** BEGIN **
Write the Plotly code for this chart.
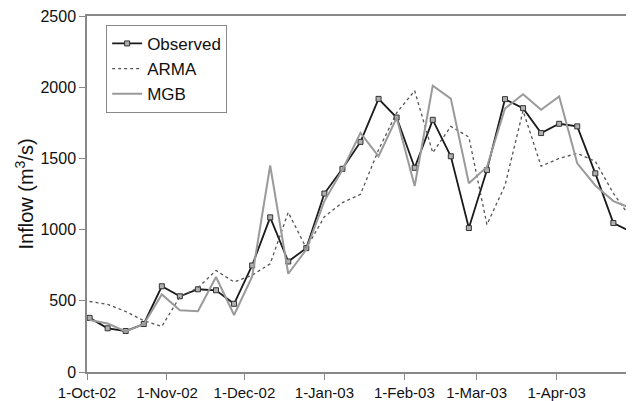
import pandas as pd
import plotly.graph_objects as go

dates = pd.date_range("2002-10-02", periods=31, freq="7D")

observed = [380, 307, 288, 337, 602, 532, 581, 574, 479, 748,
            1086, 776, 870, 1253, 1427, 1616, 1918, 1787, 1434, 1771,
            1515, 1011, 1418, 1916, 1853, 1678, 1743, 1725, 1395, 1046, 985]
arma = [495, 475, 425, 360, 320, 528, 591, 713, 632, 680,
        760, 1121, 870, 1090, 1190, 1248, 1560, 1820, 1975, 1540,
        1725, 1650, 1035, 1310, 1835, 1445, 1500, 1535, 1480, 1255, 1075]
mgb = [365, 340, 285, 335, 545, 434, 427, 667, 400, 670,
       1450, 690, 860, 1200, 1420, 1680, 1515, 1785, 1306, 2010,
       1920, 1325, 1440, 1850, 1950, 1841, 1935, 1465, 1310, 1200, 1150]

month_ticks = pd.date_range("2002-10-01", "2003-04-01", freq="MS")

fig = go.Figure()
fig.add_trace(go.Scatter(x=dates, y=observed, name="Observed", mode="lines+markers",
                         line=dict(color="#1a1a1a", width=1.8),
                         marker=dict(symbol="square", size=5, color="#b0b0b0",
                                     line=dict(color="#333333", width=1))))
fig.add_trace(go.Scatter(x=dates, y=arma, name="ARMA", mode="lines",
                         line=dict(color="#555555", width=1.3, dash="dot")))
fig.add_trace(go.Scatter(x=dates, y=mgb, name="MGB", mode="lines",
                         line=dict(color="#9a9a9a", width=2)))

font = "Liberation Sans, Arial, sans-serif"
# the page body has an 8px margin, so the figure is drawn 8px smaller
fig.update_layout(
    width=626, height=393,
    margin=dict(l=79, r=0, t=7, b=27),
    paper_bgcolor="white", plot_bgcolor="white",
    font=dict(family=font, color="#111111"),
    showlegend=True,
    legend=dict(x=0.035, y=0.975, xanchor="left", yanchor="top",
                bordercolor="#888888", borderwidth=1, bgcolor="white",
                font=dict(size=17, family=font), itemwidth=30,
                tracegroupgap=0),
    annotations=[dict(text="Inflow (m<sup>3</sup>/s)", textangle=-90,
                      xref="paper", yref="paper", x=-0.116, y=0.5,
                      xanchor="center", yanchor="middle", showarrow=False,
                      font=dict(size=20, family=font, color="#111111"))],
)
fig.update_xaxes(range=["2002-10-01", "2003-05-01"], tickvals=month_ticks,
                 tickformat="%-d-%b-%y", ticks="outside", ticklen=6,
                 tickcolor="#888888", showline=True, linecolor="#888888",
                 linewidth=1.5, mirror=True, showgrid=False, zeroline=False,
                 tickfont=dict(size=15, family=font), ticklabeloverflow="allow")
fig.update_yaxes(range=[0, 2500], dtick=500, ticks="outside", ticklen=6,
                 tickcolor="#888888", showline=True, linecolor="#888888",
                 linewidth=1.5, showgrid=False, zeroline=False,
                 tickfont=dict(size=16, family=font), ticklabeloverflow="allow")
fig.write_html("out.html")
** END **
Leave the pictures out, and print every line of the listing exactly as written.

Exercise solution:
Write the Plotly code for this chart.
import pandas as pd
import plotly.graph_objects as go

dates = pd.date_range("2002-10-02", periods=31, freq="7D")

observed = [380, 307, 288, 337, 602, 532, 581, 574, 479, 748,
            1086, 776, 870, 1253, 1427, 1616, 1918, 1787, 1434, 1771,
            1515, 1011, 1418, 1916, 1853, 1678, 1743, 1725, 1395, 1046, 985]
arma = [495, 475, 425, 360, 320, 528, 591, 713, 632, 680,
        760, 1121, 870, 1090, 1190, 1248, 1560, 1820, 1975, 1540,
        1725, 1650, 1035, 1310, 1835, 1445, 1500, 1535, 1480, 1255, 1075]
mgb = [365, 340, 285, 335, 545, 434, 427, 667, 400, 670,
       1450, 690, 860, 1200, 1420, 1680, 1515, 1785, 1306, 2010,
       1920, 1325, 1440, 1850, 1950, 1841, 1935, 1465, 1310, 1200, 1150]

month_ticks = pd.date_range("2002-10-01", "2003-04-01", freq="MS")

fig = go.Figure()
fig.add_trace(go.Scatter(x=dates, y=observed, name="Observed", mode="lines+markers",
                         line=dict(color="#1a1a1a", width=1.8),
                         marker=dict(symbol="square", size=5, color="#b0b0b0",
                                     line=dict(color="#333333", width=1))))
fig.add_trace(go.Scatter(x=dates, y=arma, name="ARMA", mode="lines",
                         line=dict(color="#555555", width=1.3, dash="dot")))
fig.add_trace(go.Scatter(x=dates, y=mgb, name="MGB", mode="lines",
                         line=dict(color="#9a9a9a", width=2)))

font = "Liberation Sans, Arial, sans-serif"
# the page body has an 8px margin, so the figure is drawn 8px smaller
fig.update_layout(
    width=626, height=393,
    margin=dict(l=79, r=0, t=7, b=27),
    paper_bgcolor="white", plot_bgcolor="white",
    font=dict(family=font, color="#111111"),
    showlegend=True,
    legend=dict(x=0.035, y=0.975, xanchor="left", yanchor="top",
                bordercolor="#888888", borderwidth=1, bgcolor="white",
                font=dict(size=17, family=font), itemwidth=30,
                tracegroupgap=0),
    annotations=[dict(text="Inflow (m<sup>3</sup>/s)", textangle=-90,
                      xref="paper", yref="paper", x=-0.116, y=0.5,
                      xanchor="center", yanchor="middle", showarrow=False,
                      font=dict(size=20, family=font, color="#111111"))],
)
fig.update_xaxes(range=["2002-10-01", "2003-05-01"], tickvals=month_ticks,
                 tickformat="%-d-%b-%y", ticks="outside", ticklen=6,
                 tickcolor="#888888", showline=True, linecolor="#888888",
                 linewidth=1.5, mirror=True, showgrid=False, zeroline=False,
                 tickfont=dict(size=15, family=font), ticklabeloverflow="allow")
fig.update_yaxes(range=[0, 2500], dtick=500, ticks="outside", ticklen=6,
                 tickcolor="#888888", showline=True, linecolor="#888888",
                 linewidth=1.5, showgrid=False, zeroline=False,
                 tickfont=dict(size=16, family=font), ticklabeloverflow="allow")
fig.write_html("out.html")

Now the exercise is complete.